In British Columbia, the Land Owner Transparency Act (LOTA) become law on May 16, 2019. LOTA requires disclosure of individuals who hold, directly or indirectly, beneficial interests in land. Interests in land subject to LOTA’s disclosure requirements include owned lands and leased lands having a term of more than 10 years. For more information, see our May 2019 Blakes Bulletin: Transparency is Coming: B.C. Passes Real Estate Beneficial Ownership Disclosure and Public Registry Law.
With a notable exception for Calgary and, to a somewhat lesser degree, Edmonton, the office and industrial commercial lease markets in Canada’s major cities were very strong in 2019. Record low vacancies and rising rental rates continued as a theme for both Toronto and Vancouver. In Calgary and Edmonton, there was a general feeling that the markets stabilized in 2019 with a recovery—albeit a very long one—now on its way.
In many major centres, much of the office leasing activity over the past year was dominated by technology-based companies leaving some landlords with a conundrum of having to decide whether to: a) lease space to a new technology company with little operating history and profitability, but enormous potential to grow and become hugely profitable; or b) lease space to an established, old-economy business with lesser future growth prospects.
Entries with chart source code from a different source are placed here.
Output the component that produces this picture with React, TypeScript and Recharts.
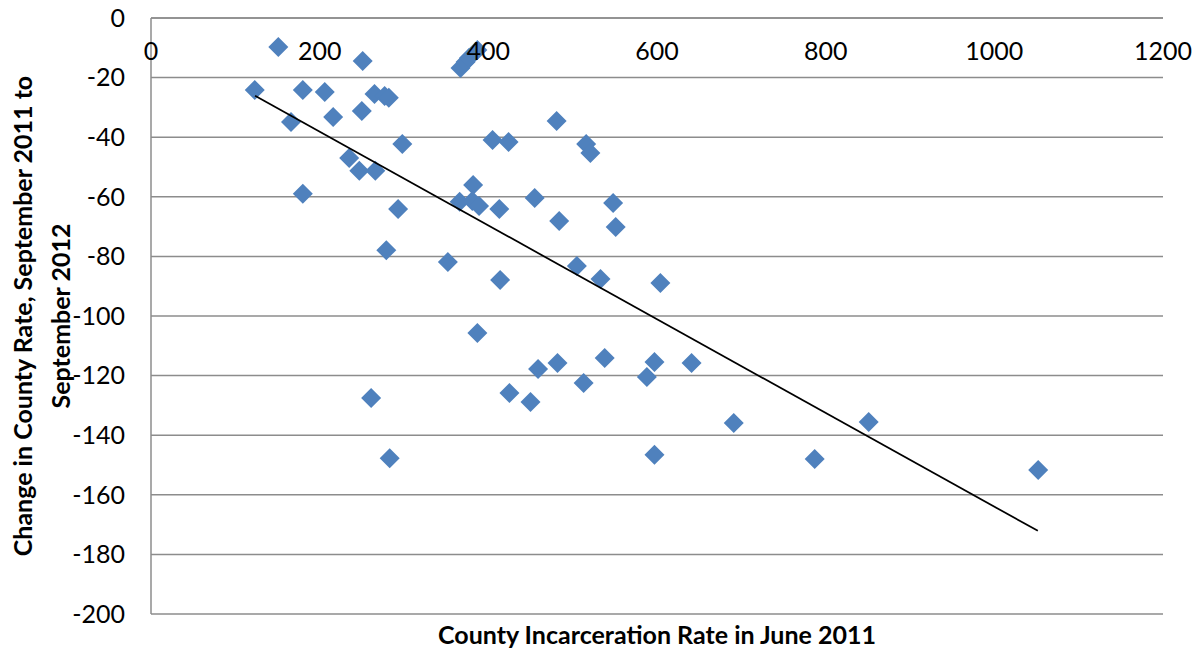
import { ScatterChart, Scatter, XAxis, YAxis, CartesianGrid } from "recharts";

// June 2011 county incarceration rate
const rateJune2011 = [
  123, 151, 166, 180, 180, 206, 216, 235, 247, 250, 251, 265, 266, 261, 277, 282,
  279, 298, 293, 283, 352, 366, 367, 373, 377, 387, 382, 381, 389, 387, 405, 413,
  414, 424, 425, 450, 455, 459, 482, 481, 484, 505, 513, 516, 521, 533, 538, 548,
  551, 588, 597, 597, 604, 641, 691, 787, 851, 1052,
];

// change Sept 2011 -> Sept 2012
const rateChange = [
  -24.2, -9.7, -34.9, -24.2, -59, -24.8, -33.2, -47, -51.3, -31.2, -14.4, -25.5,
  -51.3, -127.5, -26.2, -26.8, -77.9, -42.3, -64.1, -147.7, -81.9, -61.7, -16.8,
  -14.8, -13.4, -10.7, -56, -61.4, -63.1, -105.7, -40.9, -64.1, -87.9, -41.6,
  -125.8, -128.9, -60.4, -117.8, -115.8, -34.6, -68.1, -83.2, -122.5, -42.3,
  -45.3, -87.6, -114.1, -62.1, -70.1, -120.5, -115.4, -146.6, -88.9, -115.8,
  -135.9, -148, -135.6, -151.7,
];

// linear trendline end points
const trendX = [123.4, 1051.6];
const trendY = [-26.1, -172.1];

const xTicks = [0, 200, 400, 600, 800, 1000, 1200];
const yTicks = [0, -20, -40, -60, -80, -100, -120, -140, -160, -180, -200];

const points = rateJune2011.map((x, i) => ({ x, y: rateChange[i] }));
const trend = trendX.map((x, i) => ({ x, y: trendY[i] }));

const FONT = "Lato, 'Open Sans', sans-serif";
const GRID = "#8c8c8c";

const Diamond = (props: any) => {
  const { cx, cy } = props;
  const r = 10;
  return (
    <polygon
      points={`${cx},${cy - r} ${cx + r},${cy} ${cx},${cy + r} ${cx - r},${cy}`}
      fill="#4F81BD"
    />
  );
};

// x tick labels sit just under the axis line (axis crosses at y = 0)
const TopTick = (props: any) => {
  const { x, y, payload } = props;
  return (
    <text x={x} y={y + 50} textAnchor="middle" fontFamily={FONT} fontSize={25} fill="#000">
      {payload.value}
    </text>
  );
};

const YTitle = (props: any) => {
  const { viewBox } = props;
  const cy = viewBox.y + viewBox.height / 2;
  return (
    <g>
      <text
        x={24}
        y={cy}
        transform={`rotate(-90, 24, ${cy})`}
        textAnchor="middle"
        fontFamily={FONT}
        fontWeight="bold"
        fontSize={25}
        fill="#000"
      >
        Change in County Rate, September 2011 to
      </text>
      <text
        x={62}
        y={cy}
        transform={`rotate(-90, 62, ${cy})`}
        textAnchor="middle"
        fontFamily={FONT}
        fontWeight="bold"
        fontSize={25}
        fill="#000"
      >
        September 2012
      </text>
    </g>
  );
};

const XTitle = (props: any) => {
  const { viewBox } = props;
  return (
    <text
      x={viewBox.x + viewBox.width / 2}
      y={viewBox.y + 30}
      textAnchor="middle"
      fontFamily={FONT}
      fontWeight="bold"
      fontSize={25}
      fill="#000"
    >
      County Incarceration Rate in June 2011
    </text>
  );
};

export default function App() {
  return (
    <div style={{ marginTop: -10 }}>
      <ScatterChart
        width={1184}
        height={652}
        margin={{ top: 19, right: 29, bottom: 0, left: 0 }}
        style={{ fontFamily: FONT }}
      >
        <CartesianGrid vertical={false} stroke={GRID} strokeWidth={1.5} />
        <XAxis
          type="number"
          dataKey="x"
          orientation="top"
          height={1}
          domain={[0, 1200]}
          ticks={xTicks}
          interval={0}
          tickLine={false}
          axisLine={{ stroke: GRID, strokeWidth: 1.5 }}
          tick={TopTick}
          allowDataOverflow
        />
        <XAxis
          xAxisId="title"
          type="number"
          dataKey="x"
          orientation="bottom"
          height={36}
          domain={[0, 1200]}
          tick={false}
          tickLine={false}
          axisLine={false}
          label={{ content: XTitle }}
        />
        <YAxis
          type="number"
          dataKey="y"
          width={143}
          domain={[-200, 0]}
          ticks={yTicks}
          interval={0}
          tickLine={false}
          tickSize={0}
          tickMargin={26}
          axisLine={{ stroke: GRID, strokeWidth: 1.5 }}
          tick={{ fill: "#000", fontSize: 25 }}
          label={{ content: YTitle }}
          allowDataOverflow
        />
        <Scatter data={points} shape={Diamond} isAnimationActive={false} />
        <Scatter
          data={trend}
          line={{ stroke: "#000", strokeWidth: 1.75 }}
          shape={() => <g />}
          isAnimationActive={false}
        />
      </ScatterChart>
    </div>
  );
}
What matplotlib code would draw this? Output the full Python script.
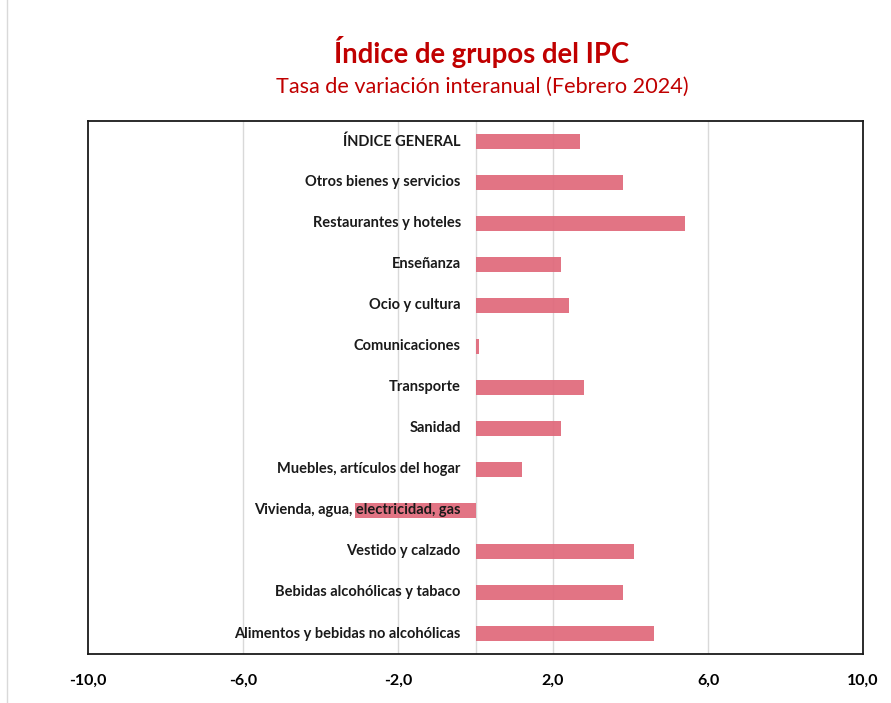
import matplotlib
matplotlib.use("Agg")
import matplotlib.pyplot as plt
from matplotlib.patches import Rectangle

# groups from bottom to top, as in the chart
grupos = ["Alimentos y bebidas no alcohólicas",
          "Bebidas alcohólicas y tabaco",
          "Vestido y calzado",
          "Vivienda, agua, electricidad, gas",
          "Muebles, artículos del hogar",
          "Sanidad",
          "Transporte",
          "Comunicaciones",
          "Ocio y cultura",
          "Enseñanza",
          "Restaurantes y hoteles",
          "Otros bienes y servicios",
          "ÍNDICE GENERAL"]
tasas = [4.6, 3.8, 4.1, -3.1, 1.2, 2.2, 2.8, 0.1, 2.4, 2.2, 5.4, 3.8, 2.7]
ticks = [-10, -6, -2, 2, 6, 10]
tick_labels = ["-10,0", "-6,0", "-2,0", "2,0", "6,0", "10,0"]

plt.rcParams['font.family'] = ['Lato', 'DejaVu Sans']

fig = plt.figure(figsize=(8.91, 7.03), dpi=100)
ax = fig.add_axes([0.0988, 0.0697, 0.8698, 0.7582])

ypos = list(range(len(grupos)))
ax.barh(ypos, tasas, height=0.35, color='#E0687A', alpha=0.92, zorder=2)

# category names sit inside the plot, right of them the bars start
for y, g in zip(ypos, grupos):
    ax.text(-0.38, y, g, ha='right', va='center', fontsize=10.5,
            fontweight='bold', color='#1a1a1a', zorder=3)

ax.set_xlim(-10, 10)
ax.set_ylim(-0.5, len(grupos) - 0.5)
ax.set_xticks(ticks)
ax.set_xticklabels(tick_labels, fontsize=11.5, fontweight='bold')
ax.set_yticks([])
ax.tick_params(axis='x', length=0, pad=14)
for xv in [-6, -2, 0, 2, 6]:
    ax.axvline(xv, color='#D9D9D9', lw=1, zorder=1)
for s in ax.spines.values():
    s.set_linewidth(1.3)
    s.set_color('#1a1a1a')

fig.text(0.541, 0.926, "Índice de grupos del IPC", ha='center', va='center',
         fontsize=19.8, fontweight='bold', color='#C00000')
fig.text(0.541, 0.876, "Tasa de variación interanual (Febrero 2024)", ha='center',
         va='center', fontsize=15.6, color='#C00000')

# light outer frame of the chart area
fig.patches.append(Rectangle((0.008, -0.1), 1.2, 1.3, transform=fig.transFigure,
                             fill=False, edgecolor='#D9D9D9', lw=1))

fig.savefig("out.png", dpi=100)
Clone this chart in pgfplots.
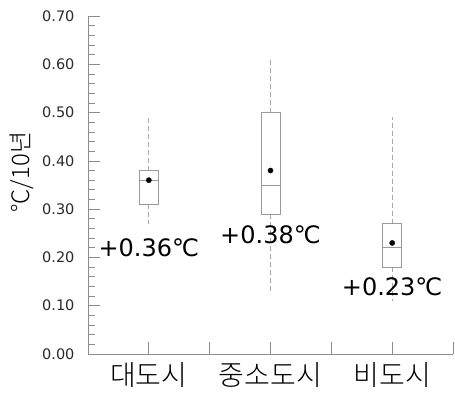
\documentclass[border=0pt]{standalone}
\usepackage{pgfplots}
\pgfplotsset{compat=1.18}
\usepgfplotslibrary{statistics}
\usepackage{fontspec}
\setmainfont{DejaVu Sans}
\newfontfamily\kr{Noto Sans CJK KR Light}
\definecolor{axgray}{HTML}{8C8C8C}
\definecolor{boxgray}{HTML}{9A9A9A}
\definecolor{dashgray}{HTML}{A8A8A8}
\definecolor{tickgray}{HTML}{2A2A2A}
\begin{document}
\begin{tikzpicture}
\begin{axis}[
  at={(88pt,38pt)}, anchor=south west,
  scale only axis, width=365pt, height=338pt,
  xmin=0, xmax=6, ymin=0, ymax=0.7,
  axis x line*=bottom, axis y line*=left,
  axis line style={axgray, line width=0.8pt},
  xtick={1,2,3,4,5,6},
  xticklabels={대도시,,중소도시,,비도시,},
  ytick={0,0.1,0.2,0.3,0.4,0.5,0.6,0.7},
  minor y tick num=4,
  tick align=inside,
  major tick length=12pt, minor tick length=7pt,
  tick style={axgray, line width=0.7pt},
  /pgf/number format/assume math mode=true,
  yticklabel style={/pgf/number format/fixed, /pgf/number format/fixed zerofill, /pgf/number format/precision=2,
    font=\fontsize{14.5pt}{16pt}\selectfont, text=tickgray, xshift=-10pt},
  xticklabel style={font=\kr\fontsize{28pt}{30pt}\selectfont, text=black, yshift=-5pt},
  boxplot/draw direction=y,
  boxplot/box extend=0.31,
  boxplot/whisker extend=0,
  boxplot/every box/.style={draw=boxgray, line width=0.7pt},
  boxplot/every median/.style={draw=boxgray, line width=0.7pt},
  boxplot/every whisker/.style={draw=dashgray, line width=1pt, dash pattern=on 5pt off 3pt},
  clip=false,
]
\addplot+[boxplot prepared={draw position=1, lower whisker=0.27, lower quartile=0.31, median=0.36, upper quartile=0.38, upper whisker=0.49}, draw=boxgray, mark=none] coordinates {};
\addplot+[boxplot prepared={draw position=3, lower whisker=0.13, lower quartile=0.29, median=0.35, upper quartile=0.50, upper whisker=0.61}, draw=boxgray, mark=none] coordinates {};
\addplot+[boxplot prepared={draw position=5, lower whisker=0.11, lower quartile=0.18, median=0.22, upper quartile=0.27, upper whisker=0.49}, draw=boxgray, mark=none] coordinates {};
\addplot[only marks, mark=*, mark size=2.6pt, black] coordinates {(1,0.36) (3,0.38) (5,0.23)};
\node[anchor=base, font=\fontsize{24pt}{28pt}\selectfont, inner sep=0pt] at (axis cs:1,0.201) {+0.36℃};
\node[anchor=base, font=\fontsize{24pt}{28pt}\selectfont, inner sep=0pt] at (axis cs:3,0.228) {+0.38℃};
\node[anchor=base, font=\fontsize{24pt}{28pt}\selectfont, inner sep=0pt] at (axis cs:5,0.122) {+0.23℃};
\node[rotate=90, font=\kr\fontsize{24pt}{28pt}\selectfont, inner sep=0pt] at (rel axis cs:-0.181,0.538) {°C/10년};
\end{axis}
\pgfresetboundingbox
\path[use as bounding box] (0,0) rectangle (455pt,392pt);
\end{tikzpicture}
\end{document}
As a new business reality, landlords that do not possess the skillset to understand and properly analyze new economy companies as tenants are clearly at a disadvantage.
The retail leasing sector continued to be challenged in 2019 with rental rates continuing to suffer through the year. Much of the leasing activity was focused on restaurant and entertainment uses, as such uses have been impacted by e-commerce to a far lesser degree. As has been the case over the last several years, retail landlords continued to be creative in their rental structures—including gross leases, capped taxes, maintenance and insurance (TMI), and the like—in order to attract these uses to their centres.